Mr McTamney said the hotel’s owner, Bobby Kumar, was later viewed on CCTV footage trying to usher a group of Asian workers out of the hotel at the start of the raid in March, a claim strenuously denied by Mr Kumar.
The Border Agency employee was giving evidence as part of the body’s bid to strip the popular wedding venue of its licence to sell alcohol, after 11 foreign nationals were caught working there illegally during a 20-month period between July 2010 and March this year.
After a lengthy discussion on Monday, the board narrowly decided to allow the hotel to keep its licence and will instead issue a written warning.
The licensing board heard there were three raids at the hotel and Mr Kumar has since been ordered to pay a civil penalty of £15,000 in relation to three of the men, and received a £1,500 fine at Kirkcaldy Sheriff Court after pleading guilty to a charge relating to a further two.
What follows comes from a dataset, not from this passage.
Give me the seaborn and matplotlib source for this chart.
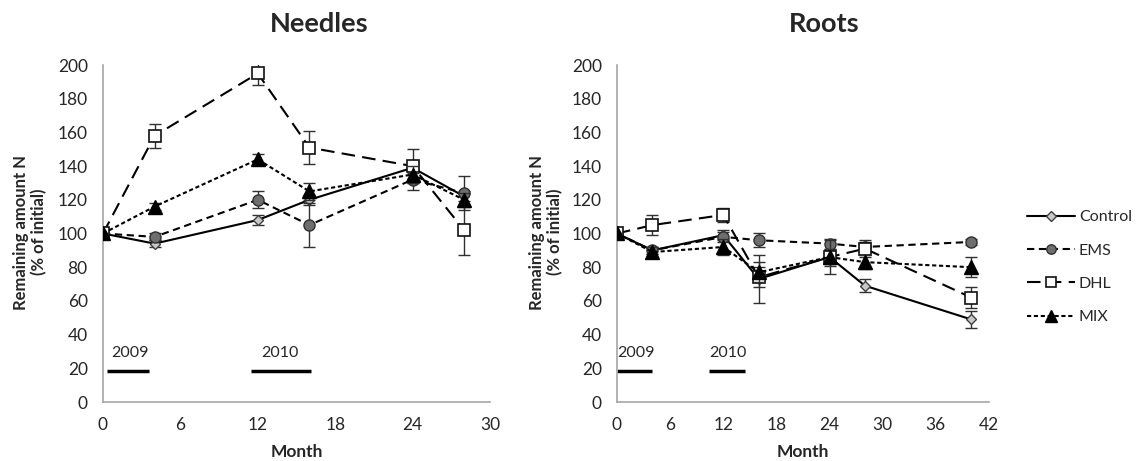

Representing Mr Kumar, advocate Robert Skinner argued the immigration issue had no bearing on the hotel’s alcohol licence and pointed out Mr Kumar had already suffered ”swingeing penalties” in relation to the case.
Appealing to members to dismiss the application to revoke the licence, the advocate said all the men at one point had visas allowing them to work in the UK but some had recently expired, one was on a student visa but had stopped attending college and one had a visa which only allowed him to work at a restaurant in Falkirk.
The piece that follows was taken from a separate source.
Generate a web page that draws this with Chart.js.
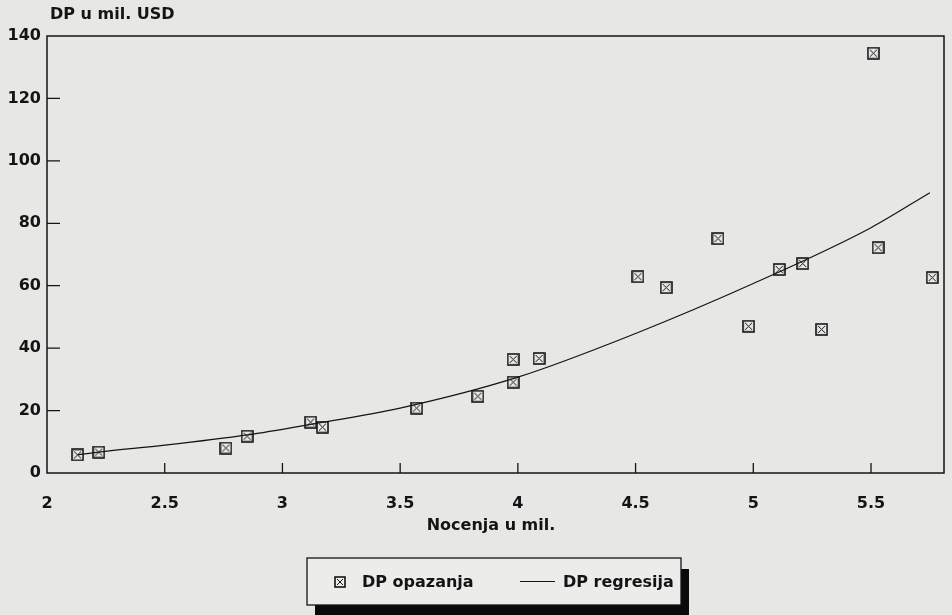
<!DOCTYPE html>
<html>
<head>
<meta charset="utf-8">
<script src="https://cdn.jsdelivr.net/npm/chart.js@4"></script>
<style>
  html, body { margin: 0; padding: 0; background: #e7e7e5; }
  canvas { display: block; }
</style>
</head>
<body>
<canvas id="chart" width="952" height="615"></canvas>
<script>
// Observed points (Nocenja u mil. / DP u mil. USD)
const obsX = [2.13, 2.22, 2.76, 2.85, 3.12, 3.17, 3.57, 3.83, 3.98, 3.98, 4.09, 4.51, 4.63, 4.85, 4.98, 5.11, 5.21, 5.29, 5.51, 5.53, 5.76];
const obsY = [5.8, 6.7, 8.0, 11.8, 16.3, 14.7, 20.8, 24.6, 29.1, 36.4, 36.7, 62.9, 59.4, 75.1, 47.0, 65.2, 67.1, 46.0, 134.5, 72.2, 62.6];

// Regression curve
const regX = [2.13, 2.22, 2.5, 2.85, 3.12, 3.5, 4.0, 4.5, 5.0, 5.5, 5.75];
const regY = [5.8, 6.7, 8.9, 12.2, 15.6, 20.8, 30.7, 44.7, 60.7, 78.6, 89.8];

// Tick labels
const xTicks = [2, 2.5, 3, 3.5, 4, 4.5, 5, 5.5];
const yTicks = [0, 20, 40, 60, 80, 100, 120, 140];

const paper = '#e7e7e5';
const ink = '#141414';
const family = '"DejaVu Sans", Verdana, sans-serif';

// boxed-X marker
function makeMarker(size) {
    const c = document.createElement('canvas');
    c.width = size; c.height = size;
    const g = c.getContext('2d');
    g.strokeStyle = ink;
    g.lineWidth = 1.6;
    g.strokeRect(1, 1, size - 2, size - 2);
    g.lineWidth = 1;
    g.beginPath();
    g.moveTo(3, 3); g.lineTo(size - 3, size - 3);
    g.moveTo(size - 3, 3); g.lineTo(3, size - 3);
    g.stroke();
    return c;
}
const marker = makeMarker(13);
const legendMarker = makeMarker(12);

const decor = {
    id: 'decor',
    beforeDraw(chart) {
        const ctx = chart.ctx;
        ctx.save();
        ctx.fillStyle = paper;
        ctx.fillRect(0, 0, chart.width, chart.height);
        ctx.restore();
    },
    afterDraw(chart) {
        const ctx = chart.ctx;
        const a = chart.chartArea;
        const xs = chart.scales.x, ys = chart.scales.y;
        ctx.save();
        ctx.strokeStyle = ink;

        // frame
        ctx.lineWidth = 1.5;
        ctx.strokeRect(a.left, a.top, a.right - a.left, a.bottom - a.top);

        // inward tick marks
        ctx.lineWidth = 1.3;
        ctx.beginPath();
        yTicks.slice(1, -1).forEach(v => {
            const y = ys.getPixelForValue(v);
            ctx.moveTo(a.left, y); ctx.lineTo(a.left + 13, y);
        });
        xTicks.slice(1).forEach(v => {
            const x = xs.getPixelForValue(v);
            ctx.moveTo(x, a.bottom); ctx.lineTo(x, a.bottom - 10);
        });
        ctx.stroke();

        // axis titles
        ctx.fillStyle = ink;
        ctx.font = 'bold 16px ' + family;
        ctx.textBaseline = 'middle';
        ctx.textAlign = 'left';
        ctx.fillText('DP u mil. USD', 50, 15);
        ctx.textAlign = 'center';
        ctx.fillText('Nocenja u mil.', 491, 526);

        // legend box with shadow
        const lx = 307, ly = 558, lw = 374, lh = 47;
        ctx.fillStyle = '#0a0a0a';
        ctx.fillRect(lx + 8, ly + 11, lw, lh);
        ctx.fillStyle = '#ececea';
        ctx.fillRect(lx, ly, lw, lh);
        ctx.lineWidth = 1.3;
        ctx.strokeRect(lx, ly, lw, lh);

        const sets = chart.data.datasets;
        ctx.drawImage(legendMarker, 334, 576);
        ctx.fillStyle = ink;
        ctx.textAlign = 'left';
        ctx.font = 'bold 16px ' + family;
        ctx.fillText(sets[0].label, 362, 583);
        ctx.lineWidth = 1;
        ctx.beginPath();
        ctx.moveTo(520, 581.5); ctx.lineTo(555, 581.5);
        ctx.stroke();
        ctx.fillText(sets[1].label, 563, 583);
        ctx.restore();
    }
};

new Chart(document.getElementById('chart'), {
    type: 'scatter',
    data: {
        datasets: [
            {
                label: 'DP opazanja',
                data: obsX.map((x, i) => ({ x: x, y: obsY[i] })),
                pointStyle: marker,
                pointRadius: 7,
                showLine: false
            },
            {
                label: 'DP regresija',
                data: regX.map((x, i) => ({ x: x, y: regY[i] })),
                showLine: true,
                borderColor: ink,
                borderWidth: 1.2,
                pointRadius: 0,
                cubicInterpolationMode: 'monotone',
                fill: false
            }
        ]
    },
    options: {
        responsive: false,
        animation: false,
        layout: { padding: { top: 36, right: 6, left: 0, bottom: 0 } },
        plugins: {
            legend: { display: false },
            tooltip: { enabled: false }
        },
        scales: {
            x: {
                type: 'linear',
                min: 2,
                max: 5.81,
                afterBuildTicks: s => { s.ticks = xTicks.map(v => ({ value: v })); },
                afterFit: s => { s.height = 142; },
                grid: { display: false, drawTicks: false },
                border: { display: false },
                ticks: {
                    color: ink,
                    font: { family: family, size: 16, weight: 'bold' },
                    padding: 21,
                    maxRotation: 0,
                    autoSkip: false,
                    callback: v => String(v)
                }
            },
            y: {
                min: 0,
                max: 140,
                afterBuildTicks: s => { s.ticks = yTicks.map(v => ({ value: v })); },
                afterFit: s => { s.width = 47; },
                grid: { display: false, drawTicks: false },
                border: { display: false },
                ticks: {
                    color: ink,
                    font: { family: family, size: 16, weight: 'bold' },
                    padding: 6,
                    callback: v => String(v)
                }
            }
        }
    },
    plugins: [decor]
});
</script>
</body>
</html>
All of the men were from India and all worked in the kitchen.
Mr Skinner added that Mr Kumar had no idea they were working illegally and told the board all of the men involved were given wage slips, were paid the minimum wage and paid tax and national insurance.
”There is no evidence people were trying to flee,” he said. ”The guidelines in respect of employing foreign students are complex and until recently the systems the hotel had for checking were a bit of a shambles.
”Steps have been taken to ensure a far better system is in place. This has nothing to do with the licensing aspects of the hotel and I would submit the board should take no action. It amounts to four students working on visas which had expired or working more hours than they entitled them to. Another was someone entitled to work in the country but just not in that hotel.”
However, Mr McTamney said: ”When the Border Agency arrived in November 2011 it was like a scene from the Keystone Cops with everyone running all over the place. CCTV clearly shows Mr Kumar making a ‘get out’ motion to staff and ushering them out of the premises and it happened in previous visits.
”We have documents which show some people were paid cash in hand.”
Carolyne Lindsay from the UK Border Agency’s Criminal and Financial Investigation team told the board: ”It’s not only employing people, it’s actually facilitating them being in the country. This has a number of consequences for the public, as we know nothing of their background, criminal convictions or their health.”